_PROVIDED DATA_.
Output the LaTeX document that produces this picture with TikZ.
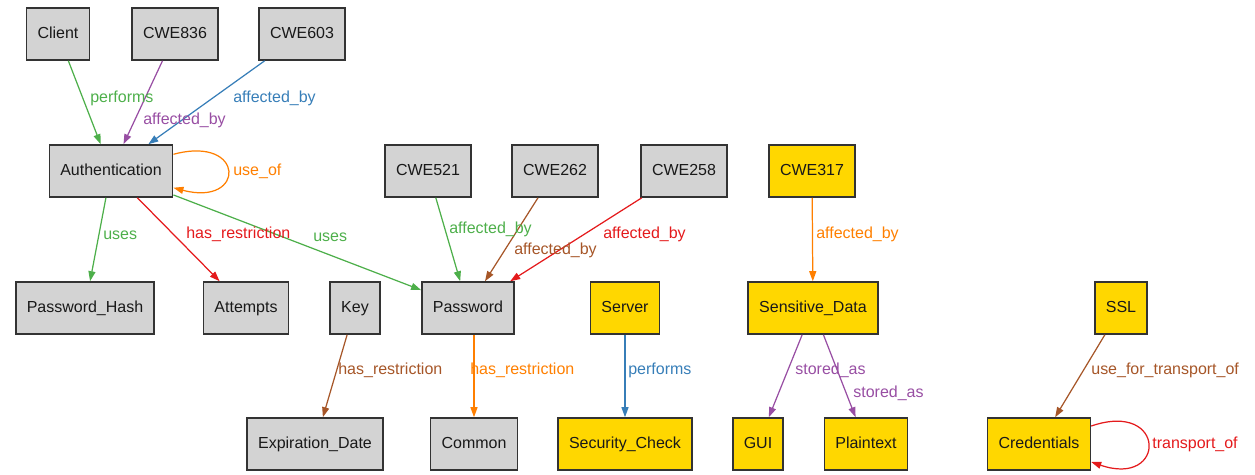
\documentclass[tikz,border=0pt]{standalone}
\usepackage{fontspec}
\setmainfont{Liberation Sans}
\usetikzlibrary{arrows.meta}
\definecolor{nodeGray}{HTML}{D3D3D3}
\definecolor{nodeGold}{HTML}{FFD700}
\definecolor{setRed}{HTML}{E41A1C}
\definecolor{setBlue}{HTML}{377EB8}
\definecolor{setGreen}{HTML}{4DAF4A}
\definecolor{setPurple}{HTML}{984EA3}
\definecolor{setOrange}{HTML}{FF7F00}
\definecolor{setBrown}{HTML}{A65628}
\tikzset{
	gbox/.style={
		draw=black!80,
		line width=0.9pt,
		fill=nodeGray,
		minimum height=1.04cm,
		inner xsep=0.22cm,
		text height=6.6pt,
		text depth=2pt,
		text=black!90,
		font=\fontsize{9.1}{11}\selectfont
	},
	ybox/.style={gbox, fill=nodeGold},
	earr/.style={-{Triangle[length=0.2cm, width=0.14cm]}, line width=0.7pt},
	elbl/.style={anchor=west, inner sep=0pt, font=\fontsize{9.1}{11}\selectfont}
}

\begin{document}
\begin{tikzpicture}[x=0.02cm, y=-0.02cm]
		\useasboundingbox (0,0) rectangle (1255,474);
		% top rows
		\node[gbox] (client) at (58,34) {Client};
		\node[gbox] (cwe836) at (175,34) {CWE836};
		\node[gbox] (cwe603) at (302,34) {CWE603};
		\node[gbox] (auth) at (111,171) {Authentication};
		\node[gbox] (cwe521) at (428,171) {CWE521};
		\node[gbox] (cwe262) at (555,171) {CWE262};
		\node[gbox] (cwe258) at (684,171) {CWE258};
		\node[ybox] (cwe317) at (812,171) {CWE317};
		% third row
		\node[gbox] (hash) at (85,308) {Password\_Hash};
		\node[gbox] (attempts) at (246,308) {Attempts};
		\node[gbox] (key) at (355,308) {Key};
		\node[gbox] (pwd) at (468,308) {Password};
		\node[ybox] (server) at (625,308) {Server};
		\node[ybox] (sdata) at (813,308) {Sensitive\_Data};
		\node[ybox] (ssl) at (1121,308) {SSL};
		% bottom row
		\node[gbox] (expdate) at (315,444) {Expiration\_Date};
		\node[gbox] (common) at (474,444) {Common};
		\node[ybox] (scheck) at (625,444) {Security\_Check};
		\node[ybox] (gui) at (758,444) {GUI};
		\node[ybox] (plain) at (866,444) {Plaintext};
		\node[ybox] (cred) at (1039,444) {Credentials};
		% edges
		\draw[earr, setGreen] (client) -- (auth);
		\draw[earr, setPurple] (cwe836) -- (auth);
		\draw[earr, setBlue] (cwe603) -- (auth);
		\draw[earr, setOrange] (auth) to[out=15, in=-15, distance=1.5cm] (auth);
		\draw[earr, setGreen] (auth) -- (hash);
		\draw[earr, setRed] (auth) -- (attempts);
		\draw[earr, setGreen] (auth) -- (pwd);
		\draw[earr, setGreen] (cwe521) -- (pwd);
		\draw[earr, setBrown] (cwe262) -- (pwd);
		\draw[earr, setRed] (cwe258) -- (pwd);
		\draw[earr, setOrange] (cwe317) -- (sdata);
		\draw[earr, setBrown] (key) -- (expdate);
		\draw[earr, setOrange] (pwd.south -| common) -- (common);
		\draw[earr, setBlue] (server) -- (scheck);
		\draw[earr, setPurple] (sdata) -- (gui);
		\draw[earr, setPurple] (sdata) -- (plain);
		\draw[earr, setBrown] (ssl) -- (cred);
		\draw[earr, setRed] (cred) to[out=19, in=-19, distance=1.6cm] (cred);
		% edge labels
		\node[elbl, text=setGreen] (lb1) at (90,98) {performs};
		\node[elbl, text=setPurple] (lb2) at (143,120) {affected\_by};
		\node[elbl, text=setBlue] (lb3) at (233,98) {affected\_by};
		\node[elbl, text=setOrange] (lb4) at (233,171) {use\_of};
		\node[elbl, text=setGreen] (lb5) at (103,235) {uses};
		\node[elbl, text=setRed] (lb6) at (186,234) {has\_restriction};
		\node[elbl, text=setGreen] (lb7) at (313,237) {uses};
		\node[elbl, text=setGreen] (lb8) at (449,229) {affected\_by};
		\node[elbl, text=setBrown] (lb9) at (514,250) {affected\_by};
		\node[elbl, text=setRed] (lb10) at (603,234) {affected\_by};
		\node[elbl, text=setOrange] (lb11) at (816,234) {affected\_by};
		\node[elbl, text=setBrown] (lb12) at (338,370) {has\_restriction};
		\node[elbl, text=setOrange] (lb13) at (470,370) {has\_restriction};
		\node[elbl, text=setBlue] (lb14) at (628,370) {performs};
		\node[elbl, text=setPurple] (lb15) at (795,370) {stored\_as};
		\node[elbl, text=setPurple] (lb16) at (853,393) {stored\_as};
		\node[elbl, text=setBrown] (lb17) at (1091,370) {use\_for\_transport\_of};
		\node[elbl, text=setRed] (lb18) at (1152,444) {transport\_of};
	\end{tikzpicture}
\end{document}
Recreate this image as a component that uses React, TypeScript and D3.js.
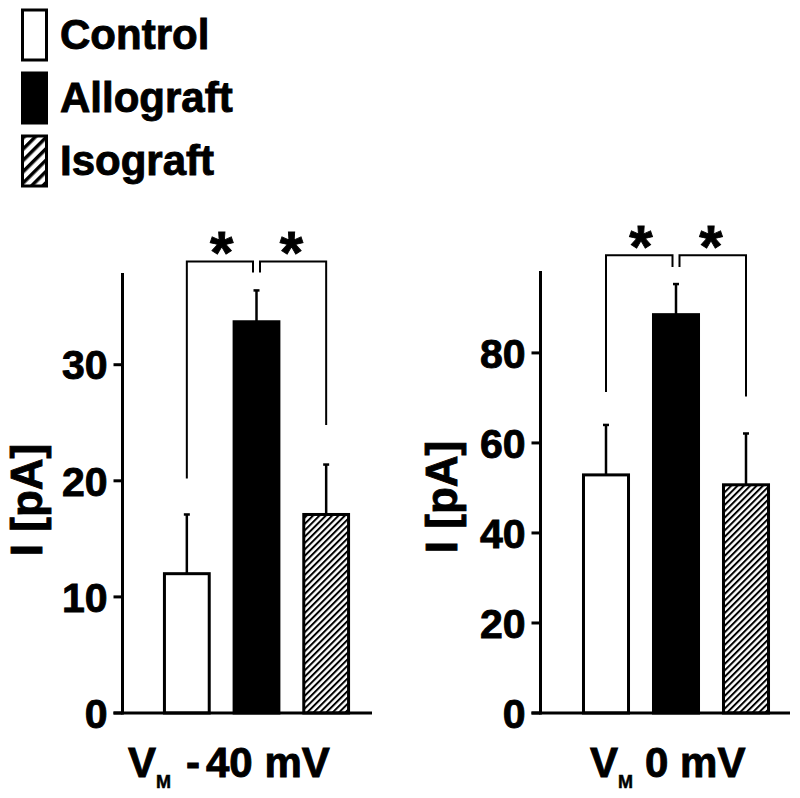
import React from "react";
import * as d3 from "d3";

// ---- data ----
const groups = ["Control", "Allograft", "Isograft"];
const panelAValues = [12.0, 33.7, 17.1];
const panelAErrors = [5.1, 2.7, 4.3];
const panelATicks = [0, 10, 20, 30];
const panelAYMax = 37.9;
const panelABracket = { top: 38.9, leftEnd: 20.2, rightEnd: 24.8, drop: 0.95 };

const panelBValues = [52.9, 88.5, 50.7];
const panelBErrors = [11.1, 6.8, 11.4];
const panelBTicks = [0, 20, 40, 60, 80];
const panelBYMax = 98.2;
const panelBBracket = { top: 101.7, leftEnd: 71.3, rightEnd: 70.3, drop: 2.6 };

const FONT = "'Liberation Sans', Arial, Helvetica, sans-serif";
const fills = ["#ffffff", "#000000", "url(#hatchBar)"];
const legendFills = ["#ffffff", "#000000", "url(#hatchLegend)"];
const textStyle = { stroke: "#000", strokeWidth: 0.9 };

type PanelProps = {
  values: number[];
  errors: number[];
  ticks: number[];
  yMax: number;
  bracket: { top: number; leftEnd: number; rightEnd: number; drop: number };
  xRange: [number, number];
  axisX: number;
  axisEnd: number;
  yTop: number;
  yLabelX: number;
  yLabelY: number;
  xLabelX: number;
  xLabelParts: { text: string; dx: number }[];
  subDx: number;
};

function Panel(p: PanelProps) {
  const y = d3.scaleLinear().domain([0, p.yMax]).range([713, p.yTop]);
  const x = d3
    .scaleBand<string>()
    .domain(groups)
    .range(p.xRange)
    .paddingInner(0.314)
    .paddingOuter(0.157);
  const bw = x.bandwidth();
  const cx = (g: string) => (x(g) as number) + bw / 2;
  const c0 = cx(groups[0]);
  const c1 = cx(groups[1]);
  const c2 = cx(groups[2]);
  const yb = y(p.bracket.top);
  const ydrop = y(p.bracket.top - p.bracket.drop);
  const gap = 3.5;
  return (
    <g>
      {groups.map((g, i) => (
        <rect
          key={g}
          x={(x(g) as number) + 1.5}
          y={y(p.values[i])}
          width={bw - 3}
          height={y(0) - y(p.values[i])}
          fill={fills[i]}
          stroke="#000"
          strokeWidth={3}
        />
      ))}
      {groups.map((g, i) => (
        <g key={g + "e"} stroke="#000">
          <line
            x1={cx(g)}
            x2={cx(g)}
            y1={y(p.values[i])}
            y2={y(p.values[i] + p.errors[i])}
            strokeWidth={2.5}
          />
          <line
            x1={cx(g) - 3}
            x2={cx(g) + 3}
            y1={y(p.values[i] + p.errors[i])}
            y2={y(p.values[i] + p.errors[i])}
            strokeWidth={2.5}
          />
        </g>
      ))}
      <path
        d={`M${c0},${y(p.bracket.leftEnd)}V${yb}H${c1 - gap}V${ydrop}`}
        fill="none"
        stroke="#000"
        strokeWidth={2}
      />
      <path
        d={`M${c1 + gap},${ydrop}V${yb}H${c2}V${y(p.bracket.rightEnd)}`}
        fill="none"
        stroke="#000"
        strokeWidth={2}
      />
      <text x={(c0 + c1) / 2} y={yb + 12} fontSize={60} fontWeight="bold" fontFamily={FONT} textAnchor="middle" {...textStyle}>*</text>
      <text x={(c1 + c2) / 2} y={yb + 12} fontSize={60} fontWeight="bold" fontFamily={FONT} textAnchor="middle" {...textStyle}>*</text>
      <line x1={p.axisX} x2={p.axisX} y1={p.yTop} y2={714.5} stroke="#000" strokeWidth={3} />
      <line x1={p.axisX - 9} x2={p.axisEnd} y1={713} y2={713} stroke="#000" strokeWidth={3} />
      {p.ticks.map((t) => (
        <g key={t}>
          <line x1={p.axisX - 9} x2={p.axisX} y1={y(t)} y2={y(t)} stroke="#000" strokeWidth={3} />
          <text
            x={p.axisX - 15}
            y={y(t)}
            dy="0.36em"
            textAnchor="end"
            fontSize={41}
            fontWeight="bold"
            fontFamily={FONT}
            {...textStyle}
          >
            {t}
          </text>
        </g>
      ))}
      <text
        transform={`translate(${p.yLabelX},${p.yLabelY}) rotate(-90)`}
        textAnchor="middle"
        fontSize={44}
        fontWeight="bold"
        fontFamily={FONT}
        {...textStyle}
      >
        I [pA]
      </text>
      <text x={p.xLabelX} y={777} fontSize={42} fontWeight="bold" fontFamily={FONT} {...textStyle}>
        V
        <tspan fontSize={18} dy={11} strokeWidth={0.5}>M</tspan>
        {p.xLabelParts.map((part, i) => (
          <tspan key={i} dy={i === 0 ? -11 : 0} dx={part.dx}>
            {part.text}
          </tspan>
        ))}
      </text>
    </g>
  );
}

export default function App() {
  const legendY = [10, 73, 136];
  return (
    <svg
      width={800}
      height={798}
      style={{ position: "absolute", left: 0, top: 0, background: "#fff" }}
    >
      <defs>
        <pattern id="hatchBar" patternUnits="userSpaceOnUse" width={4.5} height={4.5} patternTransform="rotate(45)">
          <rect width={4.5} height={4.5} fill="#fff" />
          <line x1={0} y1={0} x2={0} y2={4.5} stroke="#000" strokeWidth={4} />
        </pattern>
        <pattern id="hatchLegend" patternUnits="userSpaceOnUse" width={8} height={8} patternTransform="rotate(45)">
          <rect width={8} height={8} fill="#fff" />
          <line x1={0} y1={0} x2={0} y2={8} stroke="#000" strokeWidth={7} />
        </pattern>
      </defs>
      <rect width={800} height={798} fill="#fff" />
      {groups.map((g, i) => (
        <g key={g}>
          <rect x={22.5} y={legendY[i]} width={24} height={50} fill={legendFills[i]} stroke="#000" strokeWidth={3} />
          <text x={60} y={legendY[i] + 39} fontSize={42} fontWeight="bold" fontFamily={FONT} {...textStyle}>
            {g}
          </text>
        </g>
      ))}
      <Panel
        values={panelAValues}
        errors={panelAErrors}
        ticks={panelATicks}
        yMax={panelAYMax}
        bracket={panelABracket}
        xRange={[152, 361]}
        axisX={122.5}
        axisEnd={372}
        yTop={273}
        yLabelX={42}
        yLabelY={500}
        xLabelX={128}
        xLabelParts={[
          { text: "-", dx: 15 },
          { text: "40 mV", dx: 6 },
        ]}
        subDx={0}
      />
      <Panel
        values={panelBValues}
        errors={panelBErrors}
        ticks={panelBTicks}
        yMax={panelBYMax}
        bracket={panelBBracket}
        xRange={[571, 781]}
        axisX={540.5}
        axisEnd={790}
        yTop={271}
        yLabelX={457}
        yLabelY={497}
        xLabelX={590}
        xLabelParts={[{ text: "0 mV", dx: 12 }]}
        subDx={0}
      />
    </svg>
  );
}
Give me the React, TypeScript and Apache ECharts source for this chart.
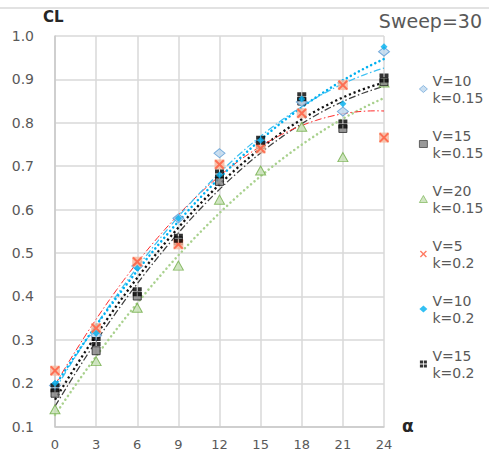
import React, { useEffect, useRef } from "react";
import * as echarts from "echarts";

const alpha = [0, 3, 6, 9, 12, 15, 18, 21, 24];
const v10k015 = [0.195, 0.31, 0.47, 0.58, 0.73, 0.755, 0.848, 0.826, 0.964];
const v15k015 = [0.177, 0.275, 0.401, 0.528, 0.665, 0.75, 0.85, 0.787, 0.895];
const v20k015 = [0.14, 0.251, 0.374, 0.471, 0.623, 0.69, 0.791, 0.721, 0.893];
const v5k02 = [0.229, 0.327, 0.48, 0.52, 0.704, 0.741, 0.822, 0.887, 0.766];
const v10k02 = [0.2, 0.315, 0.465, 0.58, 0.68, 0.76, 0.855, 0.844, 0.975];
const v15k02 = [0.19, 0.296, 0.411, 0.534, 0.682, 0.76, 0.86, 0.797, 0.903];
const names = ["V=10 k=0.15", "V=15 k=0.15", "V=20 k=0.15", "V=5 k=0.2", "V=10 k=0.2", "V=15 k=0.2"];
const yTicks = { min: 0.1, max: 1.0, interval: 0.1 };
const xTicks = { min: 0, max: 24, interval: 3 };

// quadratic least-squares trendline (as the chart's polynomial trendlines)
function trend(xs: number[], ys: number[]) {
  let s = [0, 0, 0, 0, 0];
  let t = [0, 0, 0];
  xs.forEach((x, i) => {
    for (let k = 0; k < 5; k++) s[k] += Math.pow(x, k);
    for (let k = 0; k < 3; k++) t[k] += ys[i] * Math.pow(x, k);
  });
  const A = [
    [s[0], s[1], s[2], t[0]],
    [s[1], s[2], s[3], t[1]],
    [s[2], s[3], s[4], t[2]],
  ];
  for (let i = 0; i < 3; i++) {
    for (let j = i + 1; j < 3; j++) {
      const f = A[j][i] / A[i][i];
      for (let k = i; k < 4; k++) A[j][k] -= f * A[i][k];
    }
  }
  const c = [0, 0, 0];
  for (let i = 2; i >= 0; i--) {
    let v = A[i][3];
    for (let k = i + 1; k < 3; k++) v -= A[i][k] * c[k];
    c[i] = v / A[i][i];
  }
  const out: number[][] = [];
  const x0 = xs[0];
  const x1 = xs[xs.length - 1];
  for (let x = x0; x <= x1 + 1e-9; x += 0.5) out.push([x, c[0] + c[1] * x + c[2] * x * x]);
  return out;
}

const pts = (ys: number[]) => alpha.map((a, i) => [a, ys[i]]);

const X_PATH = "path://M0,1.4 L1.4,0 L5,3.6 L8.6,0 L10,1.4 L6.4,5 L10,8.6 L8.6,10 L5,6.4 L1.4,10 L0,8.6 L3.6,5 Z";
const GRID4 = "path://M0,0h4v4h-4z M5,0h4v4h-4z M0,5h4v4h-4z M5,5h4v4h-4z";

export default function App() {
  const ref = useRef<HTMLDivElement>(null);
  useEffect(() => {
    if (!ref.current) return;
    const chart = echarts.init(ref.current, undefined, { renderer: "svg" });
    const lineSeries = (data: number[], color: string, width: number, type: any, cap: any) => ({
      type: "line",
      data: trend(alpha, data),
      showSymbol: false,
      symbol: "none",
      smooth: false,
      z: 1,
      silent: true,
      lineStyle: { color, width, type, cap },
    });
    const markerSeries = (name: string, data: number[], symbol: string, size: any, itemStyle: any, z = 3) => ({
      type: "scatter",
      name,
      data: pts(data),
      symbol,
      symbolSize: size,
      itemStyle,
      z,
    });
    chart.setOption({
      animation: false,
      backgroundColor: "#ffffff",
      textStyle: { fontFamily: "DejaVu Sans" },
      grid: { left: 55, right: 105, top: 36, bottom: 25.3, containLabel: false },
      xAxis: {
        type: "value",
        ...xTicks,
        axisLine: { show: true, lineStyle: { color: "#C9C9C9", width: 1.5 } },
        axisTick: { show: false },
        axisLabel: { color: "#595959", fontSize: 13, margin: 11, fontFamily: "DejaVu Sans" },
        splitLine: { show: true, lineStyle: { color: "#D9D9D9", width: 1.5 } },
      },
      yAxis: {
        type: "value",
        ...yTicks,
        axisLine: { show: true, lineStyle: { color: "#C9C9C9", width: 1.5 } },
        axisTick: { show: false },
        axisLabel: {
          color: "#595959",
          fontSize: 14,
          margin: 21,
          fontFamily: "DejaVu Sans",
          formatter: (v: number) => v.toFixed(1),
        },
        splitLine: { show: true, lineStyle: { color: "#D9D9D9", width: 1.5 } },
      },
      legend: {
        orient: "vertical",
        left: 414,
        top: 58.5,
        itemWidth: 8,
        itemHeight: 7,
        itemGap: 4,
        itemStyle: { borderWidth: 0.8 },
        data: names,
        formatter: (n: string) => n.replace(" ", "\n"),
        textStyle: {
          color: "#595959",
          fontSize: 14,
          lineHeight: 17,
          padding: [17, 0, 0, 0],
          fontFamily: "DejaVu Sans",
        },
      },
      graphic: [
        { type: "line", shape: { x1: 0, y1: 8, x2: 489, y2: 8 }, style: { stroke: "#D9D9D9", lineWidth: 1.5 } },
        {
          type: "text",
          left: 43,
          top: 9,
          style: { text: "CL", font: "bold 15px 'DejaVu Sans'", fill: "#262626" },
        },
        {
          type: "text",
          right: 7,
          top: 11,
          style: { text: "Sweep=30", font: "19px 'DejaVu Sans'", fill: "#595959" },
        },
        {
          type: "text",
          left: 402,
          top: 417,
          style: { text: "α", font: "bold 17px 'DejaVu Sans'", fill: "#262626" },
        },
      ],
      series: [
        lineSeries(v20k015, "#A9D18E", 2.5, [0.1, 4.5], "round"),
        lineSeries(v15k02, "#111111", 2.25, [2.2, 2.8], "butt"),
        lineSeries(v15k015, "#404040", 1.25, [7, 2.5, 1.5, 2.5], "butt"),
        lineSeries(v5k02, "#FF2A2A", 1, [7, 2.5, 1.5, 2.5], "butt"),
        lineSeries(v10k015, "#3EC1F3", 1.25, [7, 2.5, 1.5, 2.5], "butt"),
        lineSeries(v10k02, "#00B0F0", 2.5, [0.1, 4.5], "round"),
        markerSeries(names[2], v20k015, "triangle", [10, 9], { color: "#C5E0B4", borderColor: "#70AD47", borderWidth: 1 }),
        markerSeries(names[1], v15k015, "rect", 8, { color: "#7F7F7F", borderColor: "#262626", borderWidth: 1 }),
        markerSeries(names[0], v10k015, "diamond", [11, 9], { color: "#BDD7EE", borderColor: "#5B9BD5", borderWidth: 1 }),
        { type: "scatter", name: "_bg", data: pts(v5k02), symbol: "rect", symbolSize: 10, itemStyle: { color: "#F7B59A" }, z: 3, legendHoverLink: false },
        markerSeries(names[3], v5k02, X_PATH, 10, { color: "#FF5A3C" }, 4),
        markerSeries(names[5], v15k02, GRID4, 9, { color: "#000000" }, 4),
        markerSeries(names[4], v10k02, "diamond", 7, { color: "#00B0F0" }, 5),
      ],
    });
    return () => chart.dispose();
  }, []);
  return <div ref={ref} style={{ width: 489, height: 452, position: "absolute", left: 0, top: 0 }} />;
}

_WHAT TO WORK ON_. Leave out the pictures and transcribe exactly the lines from the one containing "Recreate this image" through the one containing "import * as d3".

_EXPECTED ANSWER_.
Recreate this image as a component that uses React, TypeScript and D3.js.
import React from "react";
import * as d3 from "d3";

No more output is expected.